11
It was still well before dawn by the time the fire died out, only the slightest embers giving off light and warmth. I fed it another handful of sticks, watching as they caught and flamed and illuminated our makeshift campsite.
Leslie was sleeping, her back to a nearby tree. Logan was near her feet, on his side. One arm was curled under his head. He was her protector, no doubt. I wondered whether something was growing between them and hoped it was. He seemed like a good man, strong, true, honest.
My gaze flitted over to where Bryce sat, opposite me.
Gate was between us, his chest rising and falling in a slow but steady rhythm. I’d never been so invested in whether a chest moved before that day.
Just as I’d never seen what I’d seen. But I’d needed to look, for if I looked away the flashlight’s beam might falter and leave Bryce unable to work. I’d seen it all. The blood, so much of it, enough to choke me on the stench. The stomach, the liver, so much more.
It was the liver that had been lacerated, a fact which Bryce had cursed until I was certain he’d run out of words to use. Yet he’d sewn it with Logan assisting in cleaning away the blood to give him a better view. Who knew a body held so much blood.
Once that was finished, the bleeding had stopped. We’d watched for as long as it seemed prudent to leave his insides exposed, making certain there was no more damage in need of repair before Bryce had made the decision to sew him up.
That was hours earlier. It seemed an entire lifetime had passed in a single night. A night spent watching, listening, waiting. Aching, though that had passed. I’d expected it to.
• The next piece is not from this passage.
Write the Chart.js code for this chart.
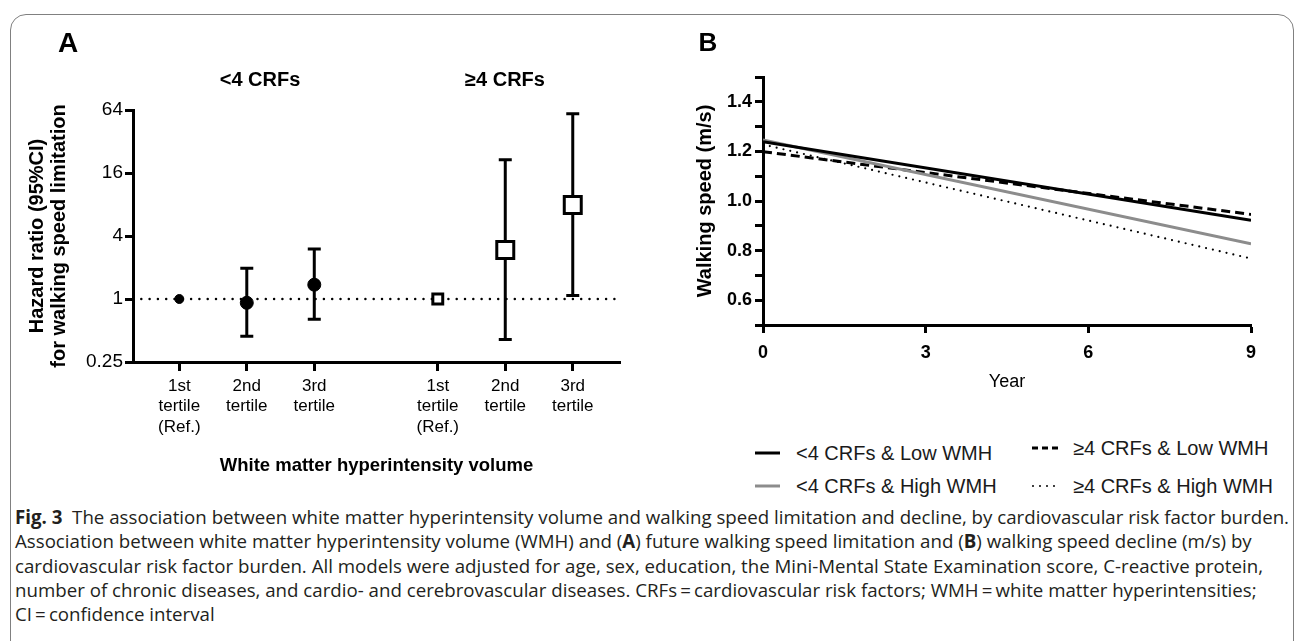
<!DOCTYPE html>
<html>
<head>
<meta charset="utf-8">
<script src="https://cdn.jsdelivr.net/npm/chart.js@4.4.1/dist/chart.umd.min.js"></script>
<style>
  html, body { margin: 0; padding: 0; background: #fff; }
  body { width: 1295px; height: 641px; position: relative; overflow: hidden; font-family: "Liberation Sans", Arial, sans-serif; color: #000; }
  .frame { position: absolute; left: 10px; top: 14px; width: 1284px; height: 700px; border: 1.5px solid #808080; border-radius: 16px; box-sizing: border-box; }
  canvas { position: absolute; }
  .lbl { position: absolute; white-space: nowrap; transform: translate(-50%, -50%); line-height: 1; }
  .left { transform: translate(0, -50%); }
  .panel { font-weight: bold; }
  .legend { font-size: 20px; color: #1a1a1a; }
  .legend svg { position: absolute; }
  .caption { position: absolute; left: 15px; top: 505px; font-family: "Open Sans", "Noto Sans", sans-serif; font-size: 18.7px; line-height: 24.3px; color: #231f20; white-space: nowrap; }
  .caption b { font-weight: 700; }
</style>
</head>
<body>
<div class="frame"></div>

<canvas id="hrChart" width="650" height="500" style="left:0;top:0"></canvas>
<canvas id="speedChart" width="645" height="420" style="left:650px;top:0"></canvas>

<div class="lbl panel" style="left:68px;top:43px;font-size:28px">A</div>
<div class="lbl panel" style="left:708px;top:42px;font-size:26px">B</div>
<div class="lbl panel" id="grp0" style="left:260px;top:79px;font-size:20px"></div>
<div class="lbl panel" id="grp1" style="left:505px;top:79px;font-size:20px"></div>

<div class="legend">
  <svg style="left:752px;top:448px" width="32" height="10"><line x1="3" y1="5" x2="28" y2="5" stroke="#000" stroke-width="3"/></svg>
  <div class="lbl left" id="leg0" style="left:796px;top:453px"></div>
  <svg style="left:752px;top:481px" width="32" height="10"><line x1="3" y1="5" x2="28" y2="5" stroke="#8c8c8c" stroke-width="3"/></svg>
  <div class="lbl left" id="leg1" style="left:796px;top:486px"></div>
  <svg style="left:1029px;top:443px" width="34" height="10"><line x1="3" y1="5" x2="30" y2="5" stroke="#000" stroke-width="3" stroke-dasharray="6,4"/></svg>
  <div class="lbl left" id="leg2" style="left:1073px;top:448px"></div>
  <svg style="left:1029px;top:481px" width="34" height="10"><line x1="4" y1="5" x2="30" y2="5" stroke="#000" stroke-width="2" stroke-linecap="round" stroke-dasharray="0,7"/></svg>
  <div class="lbl left" id="leg3" style="left:1073px;top:486px"></div>
</div>

<div class="caption">
<b>Fig. 3</b>&nbsp;&nbsp;The association between white matter hyperintensity volume and walking speed limitation and decline, by cardiovascular risk factor burden.<br>
Association between white matter hyperintensity volume (WMH) and (<b>A</b>) future walking speed limitation and (<b>B</b>) walking speed decline (m/s) by<br>
cardiovascular risk factor burden. All models were adjusted for age, sex, education, the Mini-Mental State Examination score, C-reactive protein,<br>
number of chronic diseases, and cardio- and cerebrovascular diseases. CRFs&thinsp;=&thinsp;cardiovascular risk factors; WMH&thinsp;=&thinsp;white matter hyperintensities;<br>
CI&thinsp;=&thinsp;confidence interval
</div>

<script>
// ---- panel A data: hazard ratios by WMH tertile ----
const groupLabels = ['<4 CRFs', '\u22654 CRFs'];
const tertileLabels = [['1st', 'tertile', '(Ref.)'], ['2nd', 'tertile'], ['3rd', 'tertile']];
const hrLowCrf = [1, 0.92, 1.37];
const ciLowCrfLower = [null, 0.44, 0.64];
const ciLowCrfUpper = [null, 1.97, 3.0];
const hrHighCrf = [1, 2.94, 7.9];
const ciHighCrfLower = [null, 0.41, 1.08];
const ciHighCrfUpper = [null, 21.4, 59];
const hrTicks = [0.25, 1, 4, 16, 64];

// ---- panel B data: walking speed over follow-up ----
const years = [0, 9];
const yearTicks = [0, 3, 6, 9];
const speedLowCrfLowWmh = [1.239, 0.922];
const speedLowCrfHighWmh = [1.246, 0.827];
const speedHighCrfLowWmh = [1.199, 0.946];
const speedHighCrfHighWmh = [1.228, 0.768];
const speedTicks = [0.5, 0.6, 0.7, 0.8, 0.9, 1.0, 1.1, 1.2, 1.3, 1.4, 1.5];
const speedTickLabels = ['', '0.6', '', '0.8', '', '1.0', '', '1.2', '', '1.4', ''];
const seriesLabels = ['<4 CRFs & Low WMH', '<4 CRFs & High WMH', '\u22654 CRFs & Low WMH', '\u22654 CRFs & High WMH'];

Chart.defaults.font.family = '"Liberation Sans", Arial, sans-serif';
Chart.defaults.color = '#000';
Chart.defaults.devicePixelRatio = 1;

// text labels
groupLabels.forEach((t, i) => { document.getElementById('grp' + i).textContent = t; });
seriesLabels.forEach((t, i) => { document.getElementById('leg' + i).textContent = t; });

// x position of a tertile inside its group (second group starts after a gap)
const GROUP_STEP = 3.83;
function xPos(group, i) {
    return 1 + group * GROUP_STEP + i;
}
const X_MIN = 0.314;
const X_MAX = 7.53;
const hrXTicks = [];
const hrXLabels = [];
groupLabels.forEach((g, gi) => {
    tertileLabels.forEach((t, i) => {
        hrXTicks.push(xPos(gi, i));
        hrXLabels.push(t);
    });
});

function toPoints(group, values) {
    return values.map((v, i) => ({ x: xPos(group, i), y: v }));
}

const errorBars = {
    id: 'errorBars',
    beforeDatasetsDraw(chart) {
        const { ctx, scales: { x, y } } = chart;
        ctx.save();
        ctx.strokeStyle = '#000';
        ctx.lineWidth = 3;
        chart.data.datasets.forEach(ds => {
            if (!ds.ciLower) return;
            ds.data.forEach((pt, i) => {
                const lo = ds.ciLower[i];
                const hi = ds.ciUpper[i];
                if (lo == null || hi == null) return;
                const px = x.getPixelForValue(pt.x);
                const top = y.getPixelForValue(hi);
                const bot = y.getPixelForValue(lo);
                ctx.beginPath();
                ctx.moveTo(px, top);
                ctx.lineTo(px, bot);
                ctx.moveTo(px - 6.5, top);
                ctx.lineTo(px + 6.5, top);
                ctx.moveTo(px - 6.5, bot);
                ctx.lineTo(px + 6.5, bot);
                ctx.stroke();
            });
        });
        ctx.restore();
    }
};

const axisGrid = {
    display: true,
    drawOnChartArea: false,
    drawTicks: true,
    tickWidth: 3,
    tickColor: '#000',
    color: '#000'
};
const axisBorder = { display: true, color: '#000', width: 3 };

new Chart(document.getElementById('hrChart'), {
    type: 'scatter',
    data: {
        datasets: [
            {
                label: 'reference',
                data: [{ x: X_MIN, y: 1 }, { x: X_MAX, y: 1 }],
                showLine: true,
                borderColor: '#000',
                borderWidth: 2.5,
                borderDash: [0, 8.3],
                borderCapStyle: 'round',
                pointRadius: 0,
                order: 3
            },
            {
                label: groupLabels[0],
                data: toPoints(0, hrLowCrf),
                ciLower: ciLowCrfLower,
                ciUpper: ciLowCrfUpper,
                pointStyle: 'circle',
                pointRadius: [4.5, 6.5, 6.5],
                backgroundColor: '#000',
                borderColor: '#000',
                borderWidth: 1,
                order: 1
            },
            {
                label: groupLabels[1],
                data: toPoints(1, hrHighCrf),
                ciLower: ciHighCrfLower,
                ciUpper: ciHighCrfUpper,
                pointStyle: 'rect',
                pointRadius: [7, 12, 12],
                backgroundColor: '#fff',
                borderColor: '#000',
                borderWidth: 3,
                order: 0
            }
        ]
    },
    options: {
        responsive: false,
        animation: false,
        events: [],
        layout: { autoPadding: false, padding: { left: 0, right: 30, top: 110, bottom: 0 } },
        plugins: { legend: { display: false }, tooltip: { enabled: false } },
        scales: {
            x: {
                type: 'linear',
                min: X_MIN,
                max: X_MAX,
                afterBuildTicks: s => { s.ticks = hrXTicks.map(v => ({ value: v })); },
                afterFit: s => { s.height = 138; },
                grid: { ...axisGrid, tickLength: 9 },
                border: axisBorder,
                ticks: {
                    autoSkip: false,
                    maxRotation: 0,
                    padding: 5,
                    font: { size: 17, lineHeight: 1.2 },
                    callback: (v, i) => hrXLabels[i]
                },
                title: {
                    display: true,
                    text: 'White matter hyperintensity volume',
                    font: { size: 18.5, weight: 'bold', lineHeight: 1.2 },
                    padding: { top: 0, bottom: 23 }
                }
            },
            y: {
                type: 'logarithmic',
                min: 0.25,
                max: 64,
                afterBuildTicks: s => { s.ticks = hrTicks.map(v => ({ value: v })); },
                afterFit: s => { s.width = 133; },
                grid: { ...axisGrid, tickLength: 8 },
                border: axisBorder,
                ticks: {
                    autoSkip: false,
                    padding: 2,
                    font: { size: 19 },
                    callback: v => String(v)
                },
                title: {
                    display: true,
                    text: ['Hazard ratio (95%CI)', 'for walking speed limitation'],
                    font: { size: 20, weight: 'bold', lineHeight: 1.1 },
                    padding: { top: 26, bottom: 0 }
                }
            }
        }
    },
    plugins: [errorBars]
});

function speedPoints(values) {
    return values.map((v, i) => ({ x: years[i], y: v }));
}

new Chart(document.getElementById('speedChart'), {
    type: 'scatter',
    data: {
        datasets: [
            {
                label: seriesLabels[0],
                data: speedPoints(speedLowCrfLowWmh),
                borderColor: '#000',
                borderWidth: 3
            },
            {
                label: seriesLabels[1],
                data: speedPoints(speedLowCrfHighWmh),
                borderColor: '#8c8c8c',
                borderWidth: 3
            },
            {
                label: seriesLabels[2],
                data: speedPoints(speedHighCrfLowWmh),
                borderColor: '#000',
                borderWidth: 3,
                borderDash: [9, 5]
            },
            {
                label: seriesLabels[3],
                data: speedPoints(speedHighCrfHighWmh),
                borderColor: '#000',
                borderWidth: 2.2,
                borderDash: [0, 7],
                borderCapStyle: 'round'
            }
        ].map(ds => ({ ...ds, showLine: true, pointRadius: 0, backgroundColor: ds.borderColor }))
    },
    options: {
        responsive: false,
        animation: false,
        events: [],
        layout: { autoPadding: false, padding: { left: 0, right: 44, top: 77, bottom: 0 } },
        plugins: { legend: { display: false }, tooltip: { enabled: false } },
        scales: {
            x: {
                type: 'linear',
                min: 0,
                max: 9,
                afterBuildTicks: s => { s.ticks = yearTicks.map(v => ({ value: v })); },
                afterFit: s => { s.height = 95; },
                grid: { ...axisGrid, tickLength: 8 },
                border: axisBorder,
                ticks: {
                    autoSkip: false,
                    maxRotation: 0,
                    padding: 9,
                    font: { size: 18, weight: 'bold' },
                    callback: v => String(v)
                },
                title: {
                    display: true,
                    text: 'Year',
                    font: { size: 18, lineHeight: 1.2 },
                    padding: { top: 0, bottom: 27 }
                }
            },
            y: {
                type: 'linear',
                min: 0.5,
                max: 1.5,
                afterBuildTicks: s => { s.ticks = speedTicks.map(v => ({ value: v })); },
                afterFit: s => { s.width = 113; },
                grid: { ...axisGrid, tickLength: 8 },
                border: axisBorder,
                ticks: {
                    autoSkip: false,
                    padding: 3,
                    font: { size: 18, weight: 'bold' },
                    callback: (v, i) => speedTickLabels[i]
                },
                title: {
                    display: true,
                    text: 'Walking speed (m/s)',
                    font: { size: 20, weight: 'bold', lineHeight: 1.2 },
                    padding: { top: 43, bottom: 0 }
                }
            }
        }
    }
});
</script>
</body>
</html>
Which was why Bryce’s wince when he stretched left me puzzled. “Are you still in pain?” I whispered, mindful of our sleeping companions.
He shook his head. “No. Not terribly so.”
“You winced. You must be in some discomfort.”
“Discomfort is not pain. You asked if I was in pain.”
“Oh, please. Let us argue semantics now. This seems like the best time.” I crawled over to him, circling Gate’s sleeping form.
“What are you doing?” he asked.
“Checking you as you checked me, you stubborn fool. What do you think?” I hadn’t considered doing any such thing until just then, a fact which hardly pleased me. If I had, he might not still be in pain. I might have been able to help, and he would have healed over the hours we’d sat with Gate.
It took no more than a brief once-over to find the problem, and when I did, horror washed over me again. Just as cold and fresh and overwhelming as it had been upon lifting the door away and finding what lay beneath.
“How did you not know of this?” I gasped before clamping a hand over my mouth, my eyes bulging at the sight of a dark red patch which stretched across his back, the blood having long since soaked into his shirt.
“What is it?” he asked. “I stopped paying attention it. There were other matters at hand.”
“Oh, don’t be a fool.” I didn’t know what to do. All that blood meant he had to be wounded, and badly. The fact that he was still alive and still speaking clearly meant it couldn’t be too severe, even so, he’d never breathed a word. “You’ll have to remove your shirt.”
“Will I?” The sly humor in his voice both repulsed me and set me at ease. Things couldn’t be all that dreadful if he was able to make jokes.
“Aye, you daft thing.” I tried to recall what he’d done while preparing himself for Gate’s surgery. He’d rinsed his hands as best he could, then poured alcohol over them. I did the same, hoping it was enough.
“What do you plan to do?” he asked, working the thick garment over his midsection, then over his head.
I drew a slow, deep breath, closing my eyes as I did. You can do this. This is nothing at all. He needs us.
Yes, he did. And I needed him. While that hardly mattered so much at the moment, and I knew it, the fact still rang in the back of my mind as I opened my eyes and turned to look at what he had just revealed.
“Well, doctor?” he murmured. “What’s your diagnosis?”
“I have to wash away the dried blood, first.” I poured water over the wound, precious water which we had already begun to get low, on after the previous night’s efforts. Just another worry to populate the back of my mind.
To go along with the half-healed wound before me. It wasn’t large, no longer than an inch, but deep if it caused so much bleeding. “Perhaps because you were moving so much, your heart was beating so fast,” I muttered more to myself than to him.
“What’s that?” He looked at me over his shoulder.
“You winced when you moved, didn’t you?”